Kihikihi, lichen; also: grey, greenish grey, ashen. Vanaga.

Kihikihi, lichen T, stone T. Churchill.

The Hawaiian day was divided in three general parts, like that of the early Greeks and Latins, - morning, noon, and afternoon - Kakahi-aka, breaking the shadows, scil. of night; Awakea, for Ao-akea, the plain full day; and Auina-la, the decline of the day. The lapse of the night, however, was noted by five stations, if I may say so, and four intervals of time, viz.: (1.) Kihi, at 6 P.M., or about sunset; (2.) Pili, between sunset and midnight; (3) Kau, indicating midnight; (4.) Pilipuka, between midnight and surise, or about 3 A.M.; (5.) Kihipuka, corresponding to sunrise, or about 6 A.M. ... (Fornander)

Lichen lies flat on the ground. And also, kihikihi refers to ashes - by way of the colour grey. When Sun goes down the colours disappear, excepting those in the scale from black to white, with grey in the center. Moon (Mahina) cannot produce any other colour than white or gray.
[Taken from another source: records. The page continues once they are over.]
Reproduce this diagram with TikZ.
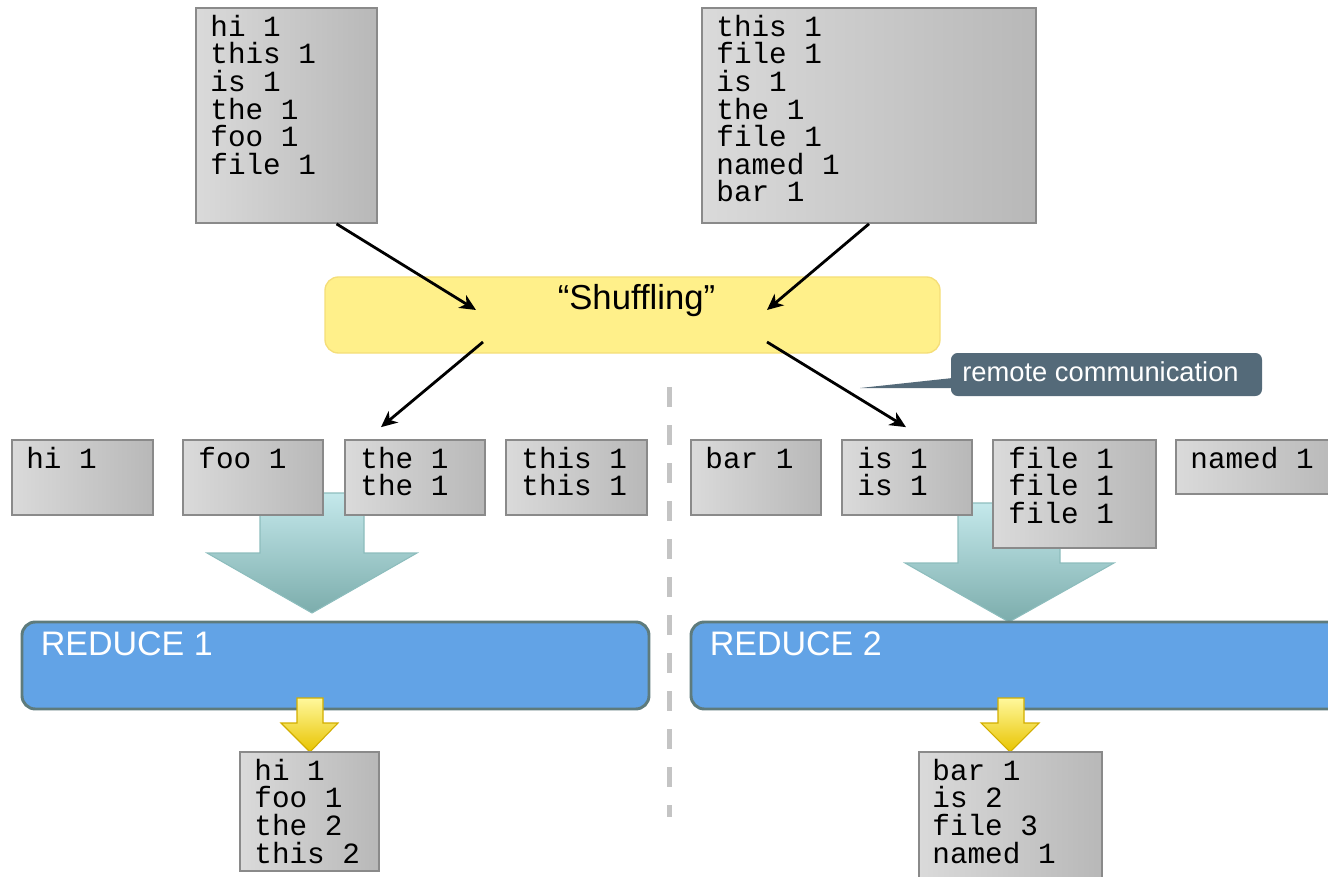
\documentclass[tikz,border=0pt]{standalone}
\usepackage{fontspec}
\setsansfont{Liberation Sans}
\setmonofont{Liberation Mono}
\usetikzlibrary{positioning,fit,calc,arrows.meta}

\definecolor{boxl}{HTML}{DADADA}
\definecolor{boxr}{HTML}{B8B8B8}
\definecolor{boxline}{HTML}{8A8A8A}
\definecolor{shufcol}{HTML}{FFF08A}
\definecolor{shufline}{HTML}{F5DE78}
\definecolor{notecol}{HTML}{546A79}
\definecolor{redcol}{HTML}{62A3E6}
\definecolor{redline}{HTML}{5E7B7C}
\definecolor{tealtop}{HTML}{C4E8EB}
\definecolor{tealbot}{HTML}{7CADAC}
\definecolor{tealline}{HTML}{8DBDBD}
\definecolor{yeltop}{HTML}{FFF89C}
\definecolor{yelbot}{HTML}{E8C400}
\definecolor{yelline}{HTML}{D2AE00}
\definecolor{divcol}{HTML}{C4C4C4}

\begin{document}
\begin{tikzpicture}[x=0.75pt, y=-0.75pt,
            kv/.style={draw=boxline, line width=1.3pt, left color=boxl, right color=boxr, inner sep=0pt},
            kvtext/.style={font=\fontsize{22}{20.7}\selectfont\ttfamily, align=left, inner sep=0pt, anchor=north west, execute at begin node={\strut}},
            flow/.style={line width=2.1pt, -{Stealth[length=12pt, width=11pt, inset=3.5pt]}},
            reducer/.style={draw=redline, fill=redcol, line width=2.2pt, rounded corners=10pt, inner sep=0pt},
            redtext/.style={font=\sffamily\fontsize{25.5}{30}\selectfont, text=white, inner sep=0pt, anchor=base west},
            bigarrow/.style={draw=tealline, line width=0.8pt, top color=tealtop, bottom color=tealbot},
            outarrow/.style={draw=yelline, line width=0.8pt, top color=yeltop, bottom color=yelbot}]
            \useasboundingbox (0,0) rectangle (1328,877);

            \path[bigarrow] (260,493) -- (364,493) -- (364,553) -- (417,553) -- (312,613) -- (207,553) -- (260,553) -- cycle;
            \path[bigarrow] (958,503) -- (1060,503) -- (1060,563) -- (1114,563) -- (1009,622) -- (905,563) -- (958,563) -- cycle;

            \node[kv, fit={(196,8) (377,223)}] (mapA) {};
            \node[kvtext] (mapAtext) at ($(mapA.north west)+(15,7.7)$) {hi 1\\this 1\\is 1\\the 1\\foo 1\\file 1};
            \node[kv, fit={(702,8) (1036,223)}] (mapB) {};
            \node[kvtext] (mapBtext) at ($(mapB.north west)+(15,7.7)$) {this 1\\file 1\\is 1\\the 1\\file 1\\named 1\\bar 1};

            \node[kv, fit={(12,440) (153,515)}] (hi) {};
            \node[kvtext] (hitext) at ($(hi.north west)+(15,7.7)$) {hi 1};
            \node[kv, fit={(183,440) (323,515)}] (foo) {};
            \node[kvtext] (footext) at ($(foo.north west)+(16,7.7)$) {foo 1};
            \node[kv, fit={(345,440) (485,515)}] (the) {};
            \node[kvtext] (thetext) at ($(the.north west)+(16,7.7)$) {the 1\\the 1};
            \node[kv, fit={(506,440) (647,515)}] (this) {};
            \node[kvtext] (thistext) at ($(this.north west)+(16,7.7)$) {this 1\\this 1};

            \node[kv, fit={(691,440) (821,515)}] (bar) {};
            \node[kvtext] (bartext) at ($(bar.north west)+(15,7.7)$) {bar 1};
            \node[kv, fit={(842,440) (972,515)}] (is) {};
            \node[kvtext] (istext) at ($(is.north west)+(16,7.7)$) {is 1\\is 1};
            \node[kv, fit={(993,440) (1156,548)}] (file) {};
            \node[kvtext] (filetext) at ($(file.north west)+(16,7.7)$) {file 1\\file 1\\file 1};
            \node[kv, fit={(1176,440) (1340,494)}] (named) {};
            \node[kvtext] (namedtext) at ($(named.north west)+(15,7.7)$) {named 1};

            \node[fill=shufcol, draw=shufline, line width=1pt, rounded corners=10pt, inner sep=0pt, fit={(325,277) (940,353)}] (shuf) {};
            \node[font=\sffamily\fontsize{26}{30}\selectfont, inner sep=0pt, anchor=base] (shuftext) at ($(shuf.north)+(4,33)$) {“Shuffling”};

            \coordinate (inA) at (476,310);
            \coordinate (inB) at (767,310);
            \coordinate (outA) at (483,342);
            \coordinate (outB) at (767,342);
            \draw[flow] ($(mapA.south)+(50,0)$) -- (inA);
            \draw[flow] (mapB.south) -- (inB);
            \draw[flow] (outA) -- ($(the.north)+(-34,-12)$);
            \draw[flow] (outB) -- ($(is.north)+(-1,-12)$);

            \node[fill=notecol, rounded corners=5pt, inner sep=0pt, fit={(951,353) (1262,396)}] (remote) {};
            \node[text=white, font=\sffamily\fontsize{20.5}{24}\selectfont, inner sep=0pt, anchor=base] (remotetext) at ($(remote.center)+(-6,7)$) {remote communication};
            \coordinate (talk) at (860,388);
            \fill[notecol] ($(remote.west)+(2,3.5)$) -- (talk) -- ($(remote.west)+(2,13.5)$) -- cycle;

            \draw[divcol, line width=3.75pt, dash pattern=on 15pt off 13.5pt] (669,387) -- (669,817);

            \node[reducer, fit={(22,622) (649,709)}] (red1) {};
            \node[redtext] (red1text) at ($(red1.north west)+(20,35)$) {REDUCE 1};
            \node[reducer, fit={(691,622) (1350,709)}] (red2) {};
            \node[redtext] (red2text) at ($(red2.north west)+(20,35)$) {REDUCE 2};

            \path[outarrow] (297,698) -- (323,698) -- (323,723) -- (338,723) -- (310,752) -- (281,723) -- (297,723) -- cycle;
            \path[outarrow] (998,698) -- (1024,698) -- (1024,723) -- (1039,723) -- (1010,752) -- (981,723) -- (998,723) -- cycle;

            \node[kv, fit={(240,752) (379,871)}] (res1) {};
            \node[kvtext] (res1text) at ($(res1.north west)+(15,7.7)$) {hi 1\\foo 1\\the 2\\this 2};
            \node[kv, fit={(919,752) (1102,890)}] (res2) {};
            \node[kvtext] (res2text) at ($(res2.north west)+(14,7.7)$) {bar 1\\is 2\\file 3\\named 1};
        \end{tikzpicture}
\end{document}
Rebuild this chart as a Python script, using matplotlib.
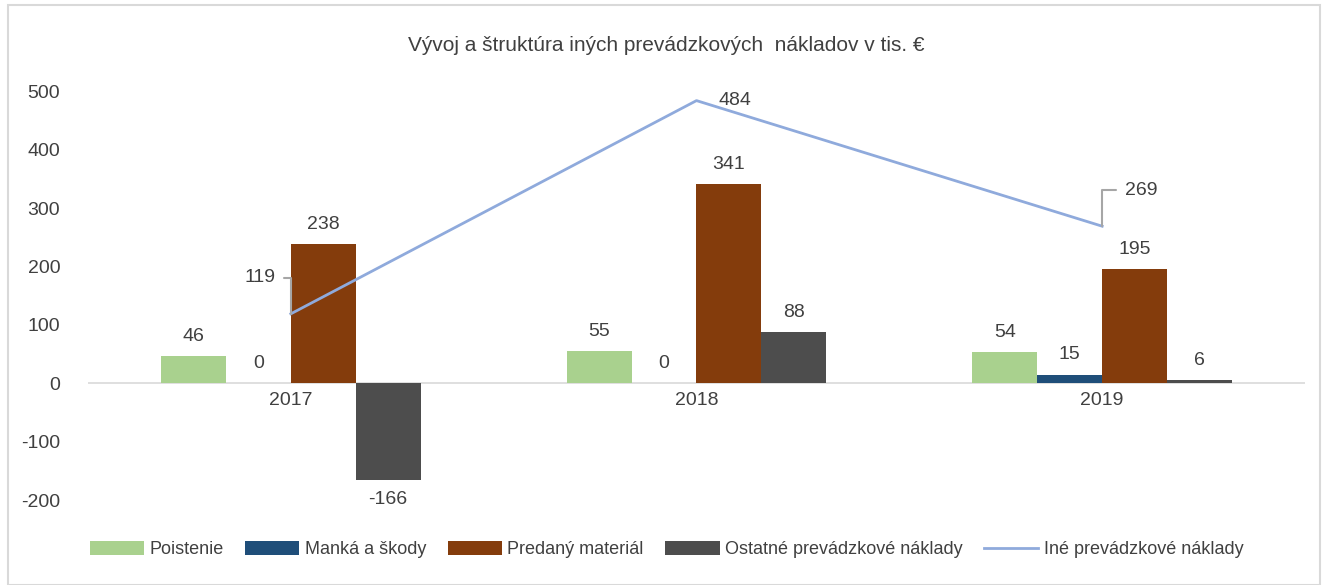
import matplotlib
matplotlib.use("Agg")
import matplotlib.pyplot as plt
import numpy as np
from matplotlib import font_manager

# font: narrow if we have it
names = set(f.name for f in font_manager.fontManager.ttflist)
fam = ['Liberation Sans Narrow', 'DejaVu Sans'] if 'Liberation Sans Narrow' in names else ['Liberation Sans', 'DejaVu Sans']
plt.rcParams['font.family'] = fam
plt.rcParams['axes.unicode_minus'] = False

years = ['2017', '2018', '2019']
poistenie = [46, 55, 54]
manka = [0, 0, 15]
predany = [238, 341, 195]
ostatne = [-166, 88, 6]
ine = [119, 484, 269]

series = [
    ('Poistenie', poistenie, '#A9D18E'),
    ('Manká a škody', manka, '#1F4E79'),
    ('Predaný materiál', predany, '#843C0C'),
    ('Ostatné prevádzkové náklady', ostatne, '#4D4D4D'),
]

txt = '#404040'
fig = plt.figure(figsize=(13.33, 5.85), dpi=100)
ax = fig.add_axes([0.066, 0.145, 0.913, 0.699])

x = np.arange(len(years))
w = 0.16
for i, (name, vals, col) in enumerate(series):
    pos = x + (i - 1.5) * w
    ax.bar(pos, vals, w, color=col, label=name, zorder=2)
    for px, v in zip(pos, vals):
        off = 8 if v >= 0 else -8
        ax.annotate(str(v), (px, v), xytext=(0, off), textcoords='offset points',
                    ha='center', va='bottom' if v >= 0 else 'top', fontsize=14, color=txt)

ax.plot(x, ine, color='#8FAADC', lw=2, label='Iné prevádzkové náklady', zorder=3)

lead = dict(arrowstyle='-', color='#A6A6A6', lw=1.5, shrinkA=4, shrinkB=0,
            connectionstyle='angle,angleA=0,angleB=90,rad=0')
ax.annotate(str(ine[0]), (x[0], ine[0]), xytext=(-22, 26), textcoords='offset points',
            ha='center', va='center', fontsize=14, color=txt, arrowprops=lead)
ax.annotate(str(ine[1]), (x[1], ine[1]), xytext=(16, 0), textcoords='offset points',
            ha='left', va='center', fontsize=14, color=txt)
ax.annotate(str(ine[2]), (x[2], ine[2]), xytext=(28, 26), textcoords='offset points',
            ha='center', va='center', fontsize=14, color=txt, arrowprops=lead)

ax.set_xlim(-0.5, 2.5)
ax.set_ylim(-200, 500)
ax.set_yticks(range(-200, 501, 100))
ax.axhline(0, color='#D9D9D9', lw=1.2, zorder=1)
for s in ax.spines.values():
    s.set_visible(False)
ax.tick_params(length=0, labelsize=14, colors=txt)
ax.set_xticks([])
for xi, yl in zip(x, years):
    ax.annotate(yl, (xi, 0), xytext=(0, -6), textcoords='offset points',
                ha='center', va='top', fontsize=14, color=txt)
ax.tick_params(axis='y', pad=20)

fig.text(0.5, 0.922, 'Vývoj a štruktúra iných prevádzkových  nákladov v tis. €',
         ha='center', va='center', fontsize=15, color=txt)

h, l = ax.get_legend_handles_labels()
order = [1, 2, 3, 4, 0]
fig.legend([h[i] for i in order], [l[i] for i in order], loc='center',
           bbox_to_anchor=(0.5, 0.06), ncol=5, frameon=False,
           fontsize=13, labelcolor=txt, handlelength=3.0, handleheight=0.8,
           columnspacing=1.2, handletextpad=0.3)

# light frame round the chart
fig.patches.append(plt.Rectangle((0.006, 0.0), 0.984, 0.991, transform=fig.transFigure,
                                 fill=False, edgecolor='#D9D9D9', lw=1.5))

fig.savefig('out.png', dpi=100)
Once again Fornander delivers the necessary link between words and the cosmic structure: The time of sunset was Kihi according to the Hawaiians, and we can infer it means 'the time when everything becomes grey'.

Though Moon is coloured yellow from Sun, and the stars have all the colours. Kihikihi refers to the surface of the earth, not to the 'inhabitants of the sky'.